The other type of optical nonlinearity to be considered is saturation in the GaInN BS-LD. In the SA and gain sections, saturation leads to the opposite sign of change in the refractive index. In the gain section, the refractive index increases with decreasing carrier density during pulse propagation. In contrast, in the SA section, the refractive index decreases as the absorption saturates [
18]. Because the frequency shift increases with the degree of absorption saturation [
19], this can balance the negative intracavity GVD. In the model of the saturation dynamics [
19], the nonzero phase-relaxation time of the SA, T
2, was not included assuming that pulse durations were longer than T
2. The carrier-carrier scattering time in GaN is reported to be less than 15 fs [
20], so that the saturation dynamics in the SA can be applied to explain the frequency shift. From
Figure 7, the width of the spectral region with the minimum time-bandwidth product is as large as about 2 THz.

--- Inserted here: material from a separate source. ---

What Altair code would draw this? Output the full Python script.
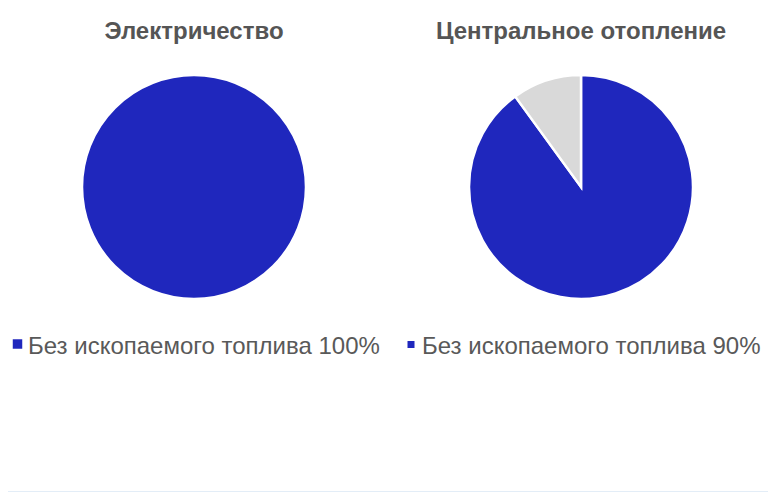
import altair as alt
import pandas as pd

titles = ["Электричество", "Центральное отопление"]
categories = ["Без ископаемого топлива", "Прочее"]
elec_values = [100, 0]
heat_values = [90, 10]
legend_labels = ["Без ископаемого топлива 100%", "Без ископаемого топлива 90%"]

BLUE = "#1f27bd"
GRAY = "#d9d9d9"
TXT = "#595959"

df_e = pd.DataFrame({"cat": categories, "val": elec_values, "order": [0, 1]})
df_e = df_e[df_e["val"] > 0]
df_h = pd.DataFrame({"cat": categories, "val": heat_values, "order": [0, 1]})

color = alt.Color("cat:N", scale=alt.Scale(domain=categories, range=[BLUE, GRAY]), legend=None)

def pie(df, cx, cy):
    return alt.Chart(df).mark_arc(outerRadius=112, stroke="white", strokeWidth=2.5).encode(
        theta=alt.Theta("val:Q", stack=True),
        order=alt.Order("order:Q"),
        color=color,
        x=alt.value(cx), y=alt.value(cy),
    )

pie_e = pie(df_e, 186, 179)
pie_h = pie(df_h, 573, 179)

tdf = pd.DataFrame({"t": titles, "x": [186, 573]})
title_layer = alt.Chart(tdf).mark_text(
    font="Liberation Sans", fontWeight="bold", fontSize=24, color="#555555", baseline="middle", align="center"
).encode(text="t:N", x=alt.X("x:Q", scale=None), y=alt.value(24))

ldf = pd.DataFrame({"t": legend_labels, "x": [20, 414]})
legend_text = alt.Chart(ldf).mark_text(
    font="Liberation Sans", fontSize=24, color=TXT, baseline="alphabetic", align="left"
).encode(text="t:N", x=alt.X("x:Q", scale=None), y=alt.value(346))

sq1 = alt.Chart(pd.DataFrame({"x": [9.5]})).mark_square(size=90, color=BLUE, opacity=1).encode(
    x=alt.X("x:Q", scale=None), y=alt.value(336))
sq2 = alt.Chart(pd.DataFrame({"x": [403]})).mark_square(size=49, color=BLUE, opacity=1).encode(
    x=alt.X("x:Q", scale=None), y=alt.value(336.5))

strip = alt.Chart(pd.DataFrame({"a": [0]})).mark_rect(color="#f3f6fa", stroke="#e3edf7", strokeWidth=1).encode(
    x=alt.value(-8), x2=alt.value(768), y=alt.value(483.5), y2=alt.value(500))

chart = alt.layer(strip, pie_e, pie_h, title_layer, legend_text, sq1, sq2).properties(
    width=760, height=484, padding=0, autosize="none", background="white"
).configure_view(stroke=None)

chart.save("out.html", embed_options={"renderer": "svg", "actions": False})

Since the absorption coefficient for the GaInN active layer has been reported to be larger than that for other semiconductors, the large frequency shift can be inherent to GaN-based materials [
12].
After the steep leading edge is formed, the gain saturation can mainly contribute to the trailing edge of the optical pulses. Since gain saturation is accompanied by carrier depletion, the refractive index increases. The temporal change in the gain is characterized by the carrier lifetime and the carrier depletion due to the stimulated emission [
21]. The optical pulses from the GaInN MLLD are considered to be much shorter than the sub-ns carrier lifetime, so that the trailing edge is formed by the spectral components that are red-shifted due to the gain saturation and are delayed due to the negative intracavity GVD. This can be a reason why the peak position in
Figure 5 follows the time delay of the dispersion compensation optics. Temporal-broadening of the spectral components is more significant at longer wavelengths, as shown in
Figure 6, due to the accumulation of these effects. This broadening behavior can also explain the asymmetric shape of the optical spectrum in
Figure 2b. The spectrally-resolved autocorrelation traces in
Figure 6 do not show coherence spikes, so the entire spectrum is coherent. This is consistent with the signal-to-noise ratio of greater than 60 dB for the RF spectrum shown in
Figure 4b of Reference [
10].
In our previous reports, we speculated that the femtosecond pulse generation mechanism involved soliton mode-locking, because the femtosecond optical pulses were produced by a GaInN MLLD with a negative intracavity GVD and an SA with slow absorption recovery [
10,
11]. Based on the above analysis, pulse formation in a dispersion-compensated GaInN MLLD can be explained in terms of the saturation dynamics of the gain and SA section in the GaInN BS-LD. Thus, a soliton-like pulse formation mechanism may be involved due to the upward frequency shift of the SA. Paschotta
et al. reported pulse formation due to soliton-like mode locking in an external-cavity surface-emitting semiconductor laser [
22]. They considered the positive intracavity dispersion and nonlinear changes in the refractive index of the gain medium and the SA. In the case of a GaInN MLLD, the pulse formation mechanism is similar, but absorption saturation can be the dominant cause of the frequency shift that balances the negative intracavity GVD. The large saturation effects in the SA and gain sections are associated with the high density of states in GaN-based semiconductors.